Bene Lucia Cirillo (Carlotta) e una citazione a Sofia La Cara ed Esmeralda Bertini che si alternano nelle recite nei panni della bimba ‘di sei anni’, parrucca rossa e alter ego di Agnese stessa, vagamente pre-raffaellita. Un cenno doveroso a Carlo Caputo maestro al cembalo (fortepiano), pregevole un passo che pare una sorta di notturno, ottime le luci di Alessandro Verazzi e davvero buona la prova fornita dall’orchestra (rialzata per ragioni acustiche) e dal coro istruito da Andrea Secchi: coro ammirato anche per le innumeri gags, funzionali e mai banali o da avanspettacolo. Spassosi i costumi di Silvia Aymonino ed un vero e proprio climax nella seconda parte che ha conquistato assai più del lunghetto e un po’ noioso atto primo. Un doveroso cenno alle maestranze del Regio guidate dall’esperta Claudia Boasso (Paolo Giacchero direttore dell’allestimento)quanto a realizzazione delle scene: dai bozzetti di Federica Parolini, già più volte citata, ecco prendere forma le ammirate scatole farmaceutiche, unguento, balsamo, barattoli dalle dimensioni fuori scala tra i quali compare Elena Corni arpista in abiti da cameriera.
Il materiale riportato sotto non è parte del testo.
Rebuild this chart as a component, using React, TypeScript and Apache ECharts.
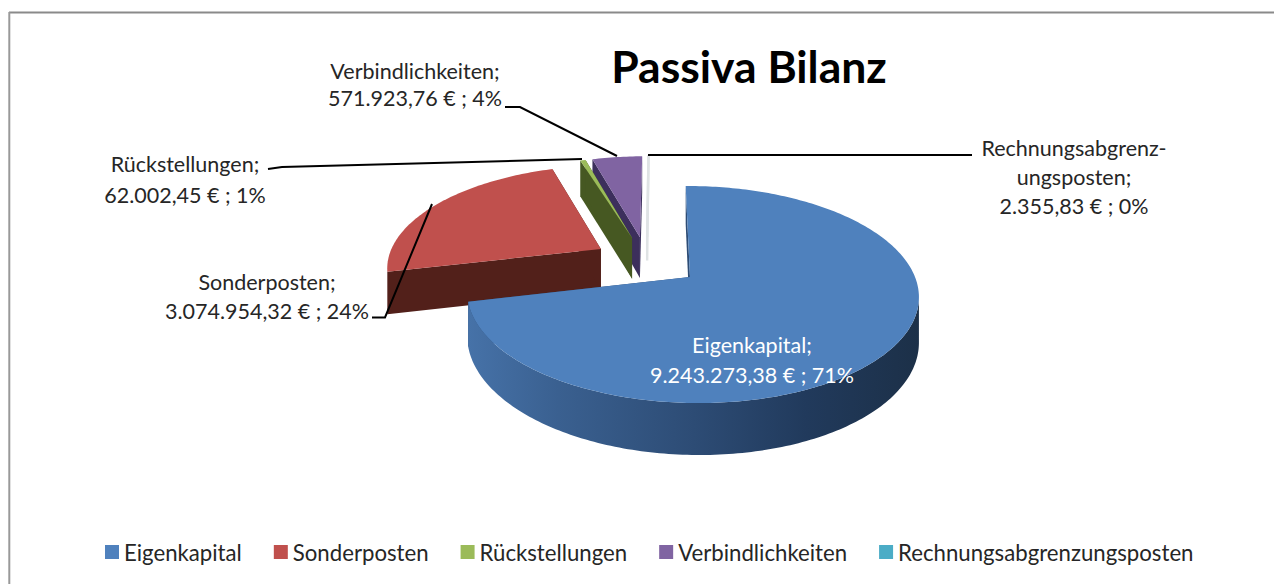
import React, { useEffect, useRef } from "react";
import * as echarts from "echarts";

const categories = ["Eigenkapital", "Sonderposten", "Rückstellungen", "Verbindlichkeiten", "Rechnungsabgrenzungsposten"];
const values = [9243273.38, 3074954.32, 62002.45, 571923.76, 2355.83];
const percentLabels = [71, 24, 1, 4, 0];
const topColors = ["#4F81BD", "#C0504D", "#9BBB59", "#8064A2", "#4BACC6"];
const wallColors = ["#2d4c75", "#52201a", "#465822", "#3c2f5c", "#e2e2e2"];

const FONT = "Lato, Carlito, sans-serif";
const euro = (v: number) =>
  v.toLocaleString("de-DE", { minimumFractionDigits: 2, maximumFractionDigits: 2 }) + " € ; ";

// Projection of the tilted pie plane on to the page
const P = { ax: 690, ay: 277, R: 222.8, S: 105.7, k: 0.161, m: 0.01, skew: -5, depth: 43.6, cu: -0.196, cv: 0.155, explode: 0.25 };
const project = (u: number, v: number, lower: number) => {
  const w = 1 + P.k * v - P.m * u;
  return [P.ax + (P.R * u + P.skew * v) / w, P.ay + (-P.S * v + P.depth * lower) / w];
};

const total = values.reduce((a, b) => a + b, 0);
const cumulative = values.reduce<number[]>((acc, v) => [...acc, acc[acc.length - 1] + v], [0]);

function renderSlice(index: number) {
  const a0 = (cumulative[index] / total) * Math.PI * 2;
  const a1 = (cumulative[index + 1] / total) * Math.PI * 2;
  const mid = (a0 + a1) / 2;
  const ou = P.cu + P.explode * Math.sin(mid);
  const ov = P.cv + P.explode * Math.cos(mid);
  const wallDepth = index === 4 ? 0.58 : 1;
  const steps = Math.max(2, Math.ceil(((a1 - a0) * 180) / Math.PI));
  const arc: number[][] = [];
  for (let i = 0; i <= steps; i++) {
    const a = a0 + ((a1 - a0) * i) / steps;
    arc.push([ou + Math.sin(a), ov + Math.cos(a)]);
  }
  const top = arc.map(([u, v]) => project(u, v, 0));
  const apexTop = project(ou, ov, 0);
  const apexLow = project(ou, ov, wallDepth);
  const low = arc.map(([u, v]) => project(u, v, wallDepth));
  const thin = index === 4;
  const wallStyle: any = { fill: wallColors[index] };
  const children: any[] = [];
  const poly = (points: number[][], style: any) => ({ type: "polygon", shape: { points }, style });

  // the faces behind the top surface
  children.push(poly([top[0], apexTop, apexLow, low[0]], wallStyle));
  children.push(poly([top[top.length - 1], apexTop, apexLow, low[low.length - 1]], wallStyle));

  // outer wall: the part of the arc that turns toward the viewer
  const frontIdx: number[] = [];
  for (let i = 0; i < top.length; i++) {
    const goesLeft = (i < top.length - 1 && top[i + 1][0] < top[i][0]) || (i > 0 && top[i][0] < top[i - 1][0]);
    if (goesLeft) frontIdx.push(i);
  }
  if (frontIdx.length > 1) {
    const outer = [...frontIdx.map((i) => top[i]), ...frontIdx.slice().reverse().map((i) => low[i])];
    const fill =
      index === 0
        ? {
            type: "linear",
            x: 1,
            y: 0,
            x2: 0,
            y2: 0,
            colorStops: [
              { offset: 0, color: "#1c3048" },
              { offset: 0.25, color: "#213a5c" },
              { offset: 0.5, color: "#2d4c75" },
              { offset: 0.8, color: "#3a6090" },
              { offset: 1, color: "#4672a8" },
            ],
          }
        : wallColors[index];
    children.push(poly(outer, { fill }));
  }
  // top surface
  const topFill = thin ? "#dfe3e4" : topColors[index];
  const topStyle: any = thin ? { fill: topFill, stroke: topFill, lineWidth: 2.4 } : { fill: topFill };
  children.push(poly([apexTop, ...top], topStyle));
  if (thin) children.push(poly([top[0], apexTop, apexLow], { fill: topFill, stroke: topFill, lineWidth: 2.4 }));
  return { type: "group", children };
}

const sliceLabels = categories.map((c, i) => `${euro(values[i])}${percentLabels[i]}%`);

const labelText = (text: string, x: number, y: number, color = "#262626", lineHeight = 29) => ({
  type: "text",
  x,
  y,
  z: 20,
  style: { text, x: 0, y: 0, fill: color, font: `21.5px ${FONT}`, align: "center", verticalAlign: "middle", lineHeight },
});
const leader = (points: number[][]) => ({
  type: "polyline",
  z: 19,
  shape: { points },
  style: { stroke: "#000", lineWidth: 2, fill: "none" },
});

export default function App() {
  const ref = useRef<HTMLDivElement>(null);
  useEffect(() => {
    const chart = echarts.init(ref.current!, undefined, { renderer: "svg" });
    const drawOrder = [4, 3, 2, 1, 0];
    chart.setOption({
      animation: false,
      backgroundColor: "#fff",
      title: {
        text: "Passiva Bilanz",
        left: 744,
        top: 38,
        textAlign: "center",
        textStyle: { fontFamily: FONT, fontSize: 44.5, fontWeight: "bold", color: "#000" },
      },
      legend: {
        data: categories,
        left: 100,
        top: 536,
        icon: "rect",
        itemWidth: 14,
        itemHeight: 14,
        itemGap: 32,
        selectedMode: false,
        textStyle: { fontFamily: FONT, fontSize: 22.2, color: "#262626" },
      },
      series: drawOrder.map((i) => ({
        type: "custom",
        name: categories[i],
        coordinateSystem: "none",
        silent: true,
        z: 2 + (4 - i),
        itemStyle: { color: topColors[i] },
        data: [[values[i]]],
        renderItem: () => renderSlice(i),
      })),
      graphic: [
        { type: "line", z: 18, shape: { x1: 9, y1: 12.5, x2: 1274, y2: 12.5 }, style: { stroke: "#8a8a8a", lineWidth: 2 } },
        { type: "line", z: 18, shape: { x1: 9.3, y1: 12, x2: 9.3, y2: 584 }, style: { stroke: "#999", lineWidth: 2 } },
        labelText(`${categories[0]};\n${sliceLabels[0]}`, 752, 360, "#ffffff", 30),
        labelText(`${categories[1]};\n${sliceLabels[1]}`, 267, 296),
        labelText(`${categories[2]};\n${sliceLabels[2]}`, 185, 179, "#262626", 31),
        labelText(`${categories[3]};\n${sliceLabels[3]}`, 415, 84, "#262626", 27),
        labelText(`Rechnungsabgrenz-\nungsposten;\n${sliceLabels[4]}`, 1074, 176.5),
        leader([[372, 317.5], [385, 317.5], [432, 204]]),
        leader([[268, 169], [282, 167], [582, 159]]),
        leader([[505, 107], [520, 107], [617, 156]]),
        leader([[648, 155], [972, 155]]),
      ],
    });
    return () => chart.dispose();
  }, []);
  return <div ref={ref} style={{ position: "fixed", left: 0, top: 0, width: 1274, height: 584 }} />;
}
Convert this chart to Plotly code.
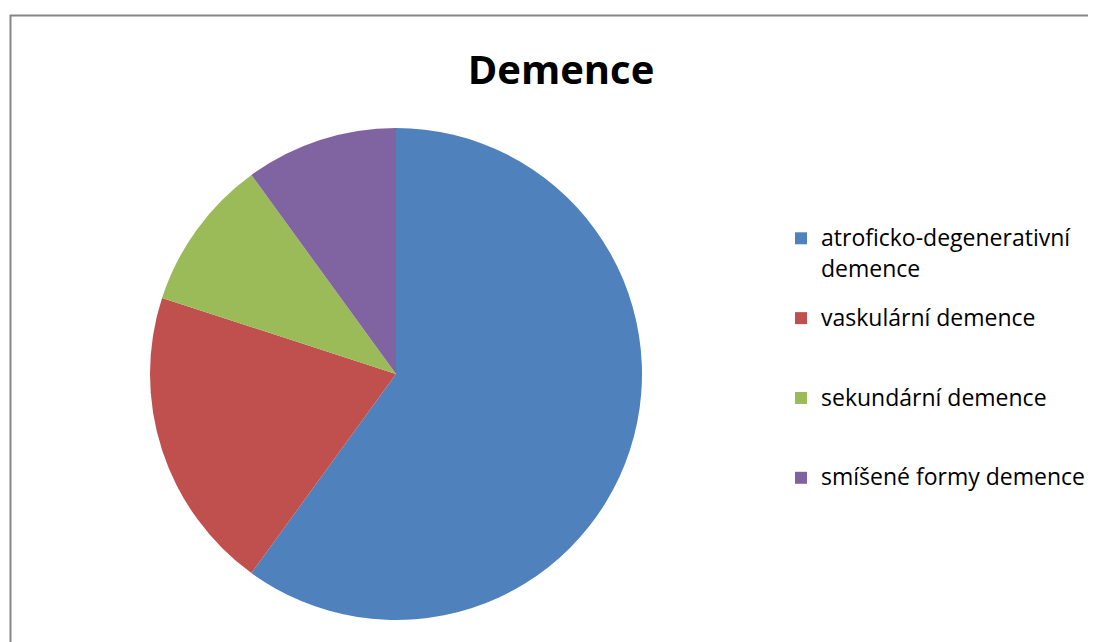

Uno spettacolo del quale conserveremo a lungo un bel ricordo. Nota di demerito per lo snobismo incallito del pubblico delle prime che ha in parte disertato la serata, ritenendo di non voler conoscere, evidentemente, qualcosa che già non sia conosciuto. Chi c’era sa bene come chi ha colpevolmente disertato s’è perso qualcosa: sicuramente s’è perso l’opportunità di valutare con sereno distacco una partitura invero mediocre, una drammaturgia improbabile ed un libretto di incredibile raffazonatura, pur tuttavia confluiti in un allestimento di gran classe, espressamente prodotto dal Regio. Anche la critica da fuori la cinta daziaria pare aver ignorato il tutto. A noi torinesi francamente non fa problema. Chi c’era sa di aver partecipato a qualcosa a suo modo di unico, nei pregi e nei difetti.